Please review it immediately: https://www.aussiestockforums.com/help/terms

If you choose to remain a member of Aussie Stock Forums after two weeks from today then your acceptance of this new code of conduct is automatic. For convenience you will find a permanent link to it at the bottom of every page.

From tomorrow onwards I plan on weeding out those who would prefer to play the man (or woman) instead of the ball. There are other forums for those who wish to play puerile personality games or hurl playground insults.
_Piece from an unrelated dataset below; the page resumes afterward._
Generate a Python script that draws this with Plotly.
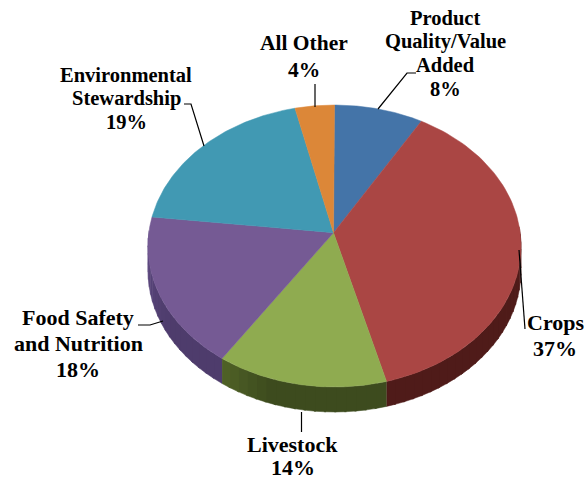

I won't stand for it here.

Thank you for your time.

Hope everyone is enjoying their weekend!


----------



## dutchie (6 February 2005)

Good work Joe!

Hope this stops the nitpicking from now on.

Don't be afraid to weild your scythe - genuine members will support any decisions you may make.


----------



## doctorj (6 February 2005)

*shudders at number 10*


----------



## phoenixrising (7 February 2005)

You have my full support for your stand Joe.

Cheers


----------



## RichKid (7 February 2005)

doctorj said:
			
		

> *shudders at number 10*




yeah DocJ, I kinda feel hard done by too when our ideas may be used without acknowledgement or permission. Seems like a simple courtesy and maybe if it is possible reasonable steps should be taken to ascribe statements to the source (nickname). Also, when people post, if an idea was originally someone elses (eg a particular method or technique) then it should be ascribed to the source so readers of the post can check the source for verification.

One thing I think should've gone in (and which I should have thought of earlier) is that people shouldn't be allowed to ramp on these forums- I recall at the 'birth' of these forums that a lot of people commented favourably on this aspect of ASF.  Perhaps an anti-ramping clause should be inserted. There's no point in having a thread where the vast majority of posts are one sided and are from the same person, especially if the views/clamis aren't backed up reasonably. If there isn't enough interest in a thread there's little point posting daily to keep it at the top of the list.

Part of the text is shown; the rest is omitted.